Norway is drawing a hard line around AI in schools: from late August, children in primary school aged 6-13 will be barred from using generative AI, while pupils aged 14-16 will only be allowed to use these tools under direct teacher supervision. Older students, 17-19, will be allowed to use AI as preparation for further study and work, turning Norway into one of Europe’s strictest test cases for age-based AI policy in education.
The move is less about banning technology than about sequence. Oslo is betting that reading, writing, and maths need to be built before a chatbot starts filling in the blanks, a view that echoes a broader argument now spreading through schools far beyond Scandinavia. The logic is simple enough: if software can do the thinking too early, students may never learn the slower, messier part that comes first.
A staged approach to AI in schools
Prime Minister Jonas Gahr Støre framed the decision as a way to avoid skipping essential stages of learning. That puts Norway in the camp of countries treating AI more like a regulated classroom tool than a universal default, and it is a sharper stance than the rush to bolt generative features onto everything from school platforms to homework apps.
- Ages 6-13: generative AI banned in primary school
- Ages 14-16: AI allowed only with direct teacher control
- Ages 17-19: AI allowed for preparation for education and work
Books are back in the school policy conversation
Norway is also preparing legal changes to strengthen the role of traditional teaching materials, including books, in school curricula. That may sound quaint in an era of instant summaries and AI tutors, but it lines up with a growing worry that digital convenience is quietly replacing the habits schools are supposed to teach, not just the answers students are supposed to produce.
The backdrop is not abstract. Research cited in the debate, including studies in the US, has raised concerns that heavy dependence on generative AI can weaken independent thinking, social communication, and information analysis. Norway has already shown a willingness to push against easy tech defaults: previous restrictions on smartphones in schools were linked in some studies with better average grades and fewer mental health referrals, especially among girls.

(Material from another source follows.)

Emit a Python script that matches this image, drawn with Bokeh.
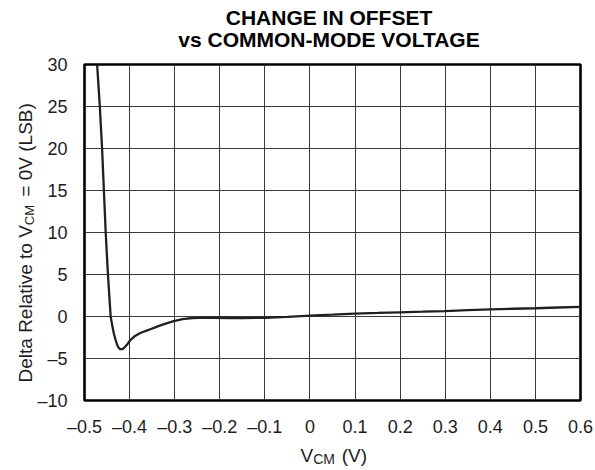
import math
from bokeh.plotting import figure
from bokeh.models import Range1d, FixedTicker, Label
from bokeh.embed import file_html
from bokeh.resources import INLINE

# ---- data ----
vcm = [-0.472, -0.466, -0.461, -0.457, -0.453, -0.448, -0.442, -0.438, -0.435,
       -0.431, -0.428, -0.425, -0.422, -0.418, -0.415, -0.412, -0.409, -0.405,
       -0.401, -0.397, -0.392, -0.387, -0.381, -0.376, -0.369, -0.362, -0.354,
       -0.346, -0.336, -0.325, -0.313, -0.302, -0.292, -0.283, -0.272, -0.26,
       -0.245, -0.22, -0.18, -0.15, -0.1, -0.05, 0.0, 0.05, 0.1, 0.15, 0.2,
       0.25, 0.3, 0.35, 0.4, 0.45, 0.5, 0.55, 0.6]
delta = [30.0, 25.0, 20.0, 15.0, 10.0, 5.0, 0.0, -1.2, -2.0,
         -2.8, -3.3, -3.65, -3.85, -3.9, -3.85, -3.72, -3.55, -3.3,
         -3.0, -2.75, -2.5, -2.28, -2.1, -1.97, -1.82, -1.68, -1.52,
         -1.36, -1.15, -0.93, -0.72, -0.55, -0.42, -0.32, -0.24, -0.19,
         -0.16, -0.15, -0.18, -0.2, -0.15, -0.05, 0.1, 0.22, 0.35, 0.42, 0.5,
         0.57, 0.65, 0.75, 0.85, 0.92, 0.98, 1.07, 1.15]

x_ticks = [-0.5, -0.4, -0.3, -0.2, -0.1, 0.0, 0.1, 0.2, 0.3, 0.4, 0.5, 0.6]
x_tick_labels = ["\u20130.5", "\u20130.4", "\u20130.3", "\u20130.2", "\u20130.1", "0",
                 "0.1", "0.2", "0.3", "0.4", "0.5", "0.6"]
y_ticks = [-10, -5, 0, 5, 10, 15, 20, 25, 30]
y_tick_labels = ["\u201310", "\u20135", "0", "5", "10", "15", "20", "25", "30"]

title_lines = ["CHANGE IN OFFSET", "vs COMMON-MODE VOLTAGE"]
# main text with a gap (em + en space) where the subscript sits
GAP = "\u2003\u2002"
xlabel_main = "V" + GAP + "(V)"
ylabel_main = "Delta Relative to V" + GAP + "= 0V (LSB)"
subscript = "CM"

X0, X1 = -0.5, 0.6
Y0, Y1 = -10, 30

# ---- layout (canvas pixels) ----
W, H = 595, 470
FL, FR, FT, FB = 84, 580, 64, 400
FONT = "Liberation Sans"
INK = "#1e1c1d"

p = figure(width=W, height=H, x_range=Range1d(X0, X1), y_range=Range1d(Y0, Y1),
           output_backend="svg", toolbar_location=None,
           min_border_left=FL, min_border_right=W - FR,
           min_border_top=FT, min_border_bottom=H - FB)
p.background_fill_color = "white"
p.border_fill_color = "white"
p.outline_line_color = "black"
p.outline_line_width = 2.6

for ax, ticks, labels in ((p.xaxis[0], x_ticks, x_tick_labels),
                          (p.yaxis[0], y_ticks, y_tick_labels)):
    ax.ticker = FixedTicker(ticks=ticks)
    ax.major_label_overrides = {t: l for t, l in zip(ticks, labels)}
    ax.axis_line_color = None
    ax.major_tick_line_color = None
    ax.minor_tick_line_color = None
    ax.major_tick_out = 0
    ax.major_tick_in = 0
    ax.major_label_text_font = FONT
    ax.major_label_text_font_size = "18px"
    ax.major_label_text_color = INK
p.xaxis.major_label_standoff = 16
p.yaxis.major_label_standoff = 17

p.xgrid.ticker = FixedTicker(ticks=x_ticks)
p.ygrid.ticker = FixedTicker(ticks=y_ticks)
p.grid.grid_line_color = "#3a3a3a"
p.grid.grid_line_width = 1

p.line(vcm, delta, line_color="#231f20", line_width=2.3)


def lab(side, x, y, text, size, bold=False, align="left", angle=0.0):
    # x, y: canvas pixels of the text's start (or centre) and its vertical middle
    p.add_layout(Label(x=x, y=y, x_units="canvas", y_units="canvas", text=text,
                       text_font=FONT, text_font_size=size,
                       text_font_style="bold" if bold else "normal",
                       text_align=align, text_baseline="middle",
                       angle=angle, text_color="black" if bold else INK), side)


# ---- title (two lines) ----
tcx = 328.5
lab("above", tcx, 17.0, title_lines[0], "21px", bold=True, align="center")
lab("above", tcx, 38.8, title_lines[1], "21px", bold=True, align="center")

# ---- x axis label: V_CM (V) ----
xs = 300.0
lab("below", xs, 455.0, xlabel_main, "19px")
lab("above", xs + 19 * 0.667, 458.6, subscript, "14px")

# ---- y axis label: Delta Relative to V_CM = 0V (LSB) ----
ys = 382.0
lab("left", 24.8, ys, ylabel_main, "19px", angle=math.pi / 2)
lab("right", 29.4, ys - 19 * 8.281, subscript, "13px", angle=math.pi / 2)

open("out.html", "w").write(file_html(p, INLINE))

The global split over classroom AI
Elsewhere, the pressure is moving the other way. In the US, parents and teachers are pushing back against unrestricted AI in schools, and The New Yorker reported that community groups are seeking a moratorium on generative AI in New York classrooms. That leaves policymakers with an awkward choice: either treat AI as an educational accelerator, or slow it down long enough to make sure students still learn without it.
Norway has picked the slower route, at least for younger children. The open question is whether other education ministries will copy the age-gated model, or whether schools will keep lurching between caution and enthusiasm until the first generation raised alongside AI starts grading the experiment for everyone else.